__Brief__:
Please write out the lines of the data exactly, beginning with the first and ending with the line containing "from bokeh.resources import INLINE"; leave the pictures behind.

__Collected material__:
>> begin

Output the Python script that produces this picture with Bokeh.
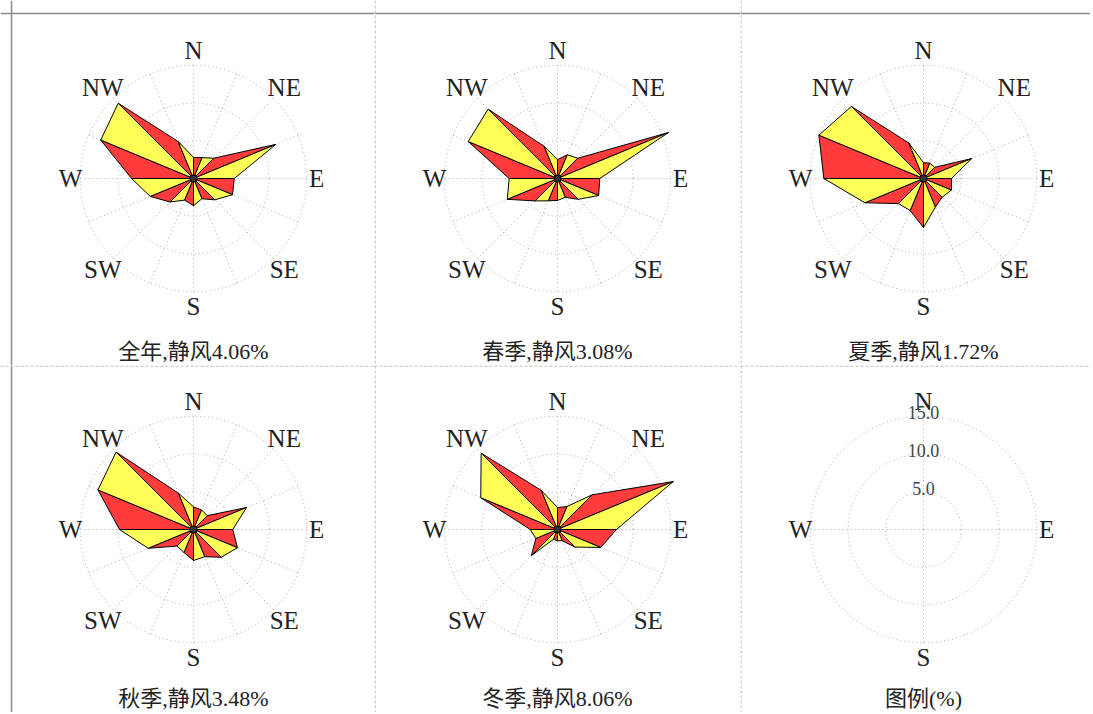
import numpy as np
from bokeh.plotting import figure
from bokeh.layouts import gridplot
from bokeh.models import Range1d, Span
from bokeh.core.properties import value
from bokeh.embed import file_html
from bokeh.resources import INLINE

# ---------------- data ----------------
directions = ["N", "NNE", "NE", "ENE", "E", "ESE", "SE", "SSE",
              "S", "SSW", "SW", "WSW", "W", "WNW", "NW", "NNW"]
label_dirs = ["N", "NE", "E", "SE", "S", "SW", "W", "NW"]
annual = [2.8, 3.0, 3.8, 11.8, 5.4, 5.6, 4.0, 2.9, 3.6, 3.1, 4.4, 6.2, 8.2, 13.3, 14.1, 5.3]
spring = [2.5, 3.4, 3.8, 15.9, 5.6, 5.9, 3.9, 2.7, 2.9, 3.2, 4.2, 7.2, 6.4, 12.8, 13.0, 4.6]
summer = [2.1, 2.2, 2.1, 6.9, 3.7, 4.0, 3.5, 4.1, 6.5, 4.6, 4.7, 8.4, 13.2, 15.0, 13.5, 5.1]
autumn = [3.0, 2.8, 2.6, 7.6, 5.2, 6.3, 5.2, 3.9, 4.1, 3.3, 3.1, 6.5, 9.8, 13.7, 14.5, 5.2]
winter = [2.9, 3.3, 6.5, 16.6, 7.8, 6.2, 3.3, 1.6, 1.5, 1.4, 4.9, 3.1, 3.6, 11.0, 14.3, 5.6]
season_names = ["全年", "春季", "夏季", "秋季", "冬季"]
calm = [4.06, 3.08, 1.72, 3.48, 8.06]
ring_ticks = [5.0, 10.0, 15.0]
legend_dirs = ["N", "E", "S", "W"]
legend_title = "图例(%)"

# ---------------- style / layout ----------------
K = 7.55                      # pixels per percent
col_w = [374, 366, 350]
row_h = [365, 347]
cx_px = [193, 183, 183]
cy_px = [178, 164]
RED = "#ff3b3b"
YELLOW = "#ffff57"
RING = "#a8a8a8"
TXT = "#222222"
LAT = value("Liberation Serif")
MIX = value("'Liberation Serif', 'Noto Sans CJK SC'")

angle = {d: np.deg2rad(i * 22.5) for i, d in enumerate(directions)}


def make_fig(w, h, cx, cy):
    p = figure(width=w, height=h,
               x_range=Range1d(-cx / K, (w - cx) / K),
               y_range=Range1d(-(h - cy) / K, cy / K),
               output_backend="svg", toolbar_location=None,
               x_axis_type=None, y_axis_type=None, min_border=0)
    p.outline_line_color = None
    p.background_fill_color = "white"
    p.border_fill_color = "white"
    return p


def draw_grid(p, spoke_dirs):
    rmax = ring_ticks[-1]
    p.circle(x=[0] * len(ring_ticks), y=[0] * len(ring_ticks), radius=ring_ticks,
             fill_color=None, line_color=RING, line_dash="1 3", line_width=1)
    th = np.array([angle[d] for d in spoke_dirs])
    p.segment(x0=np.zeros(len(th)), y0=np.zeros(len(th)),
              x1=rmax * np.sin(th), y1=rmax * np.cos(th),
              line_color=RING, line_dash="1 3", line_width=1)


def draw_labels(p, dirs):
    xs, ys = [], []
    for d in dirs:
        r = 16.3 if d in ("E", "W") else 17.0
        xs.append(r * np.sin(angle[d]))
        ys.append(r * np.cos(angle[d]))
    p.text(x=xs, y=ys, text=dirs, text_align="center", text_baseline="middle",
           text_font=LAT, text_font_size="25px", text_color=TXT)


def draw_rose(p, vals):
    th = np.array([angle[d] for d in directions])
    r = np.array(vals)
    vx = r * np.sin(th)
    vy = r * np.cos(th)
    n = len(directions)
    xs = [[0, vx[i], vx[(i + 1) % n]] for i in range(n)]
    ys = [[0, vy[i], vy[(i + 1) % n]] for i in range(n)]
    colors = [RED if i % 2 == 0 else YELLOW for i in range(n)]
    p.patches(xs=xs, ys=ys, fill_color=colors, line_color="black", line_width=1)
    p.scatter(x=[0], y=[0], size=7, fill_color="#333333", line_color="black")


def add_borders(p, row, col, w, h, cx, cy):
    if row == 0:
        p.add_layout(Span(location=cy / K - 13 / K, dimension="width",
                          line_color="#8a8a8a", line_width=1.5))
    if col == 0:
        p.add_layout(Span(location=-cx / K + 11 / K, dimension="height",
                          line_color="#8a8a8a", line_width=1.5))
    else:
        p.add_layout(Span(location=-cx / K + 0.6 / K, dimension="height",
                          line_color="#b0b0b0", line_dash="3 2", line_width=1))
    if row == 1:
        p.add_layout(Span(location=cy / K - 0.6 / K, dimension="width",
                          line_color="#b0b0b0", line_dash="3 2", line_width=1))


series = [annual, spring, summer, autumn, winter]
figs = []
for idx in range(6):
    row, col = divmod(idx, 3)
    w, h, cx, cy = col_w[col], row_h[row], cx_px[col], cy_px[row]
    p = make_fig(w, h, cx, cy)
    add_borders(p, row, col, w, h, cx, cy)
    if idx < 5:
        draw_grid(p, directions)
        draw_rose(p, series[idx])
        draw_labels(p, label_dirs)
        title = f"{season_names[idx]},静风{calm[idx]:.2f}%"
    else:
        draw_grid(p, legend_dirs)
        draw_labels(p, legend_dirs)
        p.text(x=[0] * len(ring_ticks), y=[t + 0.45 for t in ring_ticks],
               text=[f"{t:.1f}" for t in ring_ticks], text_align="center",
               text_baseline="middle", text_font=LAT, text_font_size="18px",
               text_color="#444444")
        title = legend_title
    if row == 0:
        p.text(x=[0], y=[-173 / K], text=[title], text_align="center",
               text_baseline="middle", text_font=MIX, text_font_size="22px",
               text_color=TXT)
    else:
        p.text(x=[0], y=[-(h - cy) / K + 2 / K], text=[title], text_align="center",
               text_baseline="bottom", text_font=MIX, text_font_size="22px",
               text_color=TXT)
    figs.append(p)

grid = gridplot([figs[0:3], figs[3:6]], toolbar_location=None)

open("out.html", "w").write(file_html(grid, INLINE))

>> end

__Result for this exercise__:
Output the Python script that produces this picture with Bokeh.
import numpy as np
from bokeh.plotting import figure
from bokeh.layouts import gridplot
from bokeh.models import Range1d, Span
from bokeh.core.properties import value
from bokeh.embed import file_html
from bokeh.resources import INLINE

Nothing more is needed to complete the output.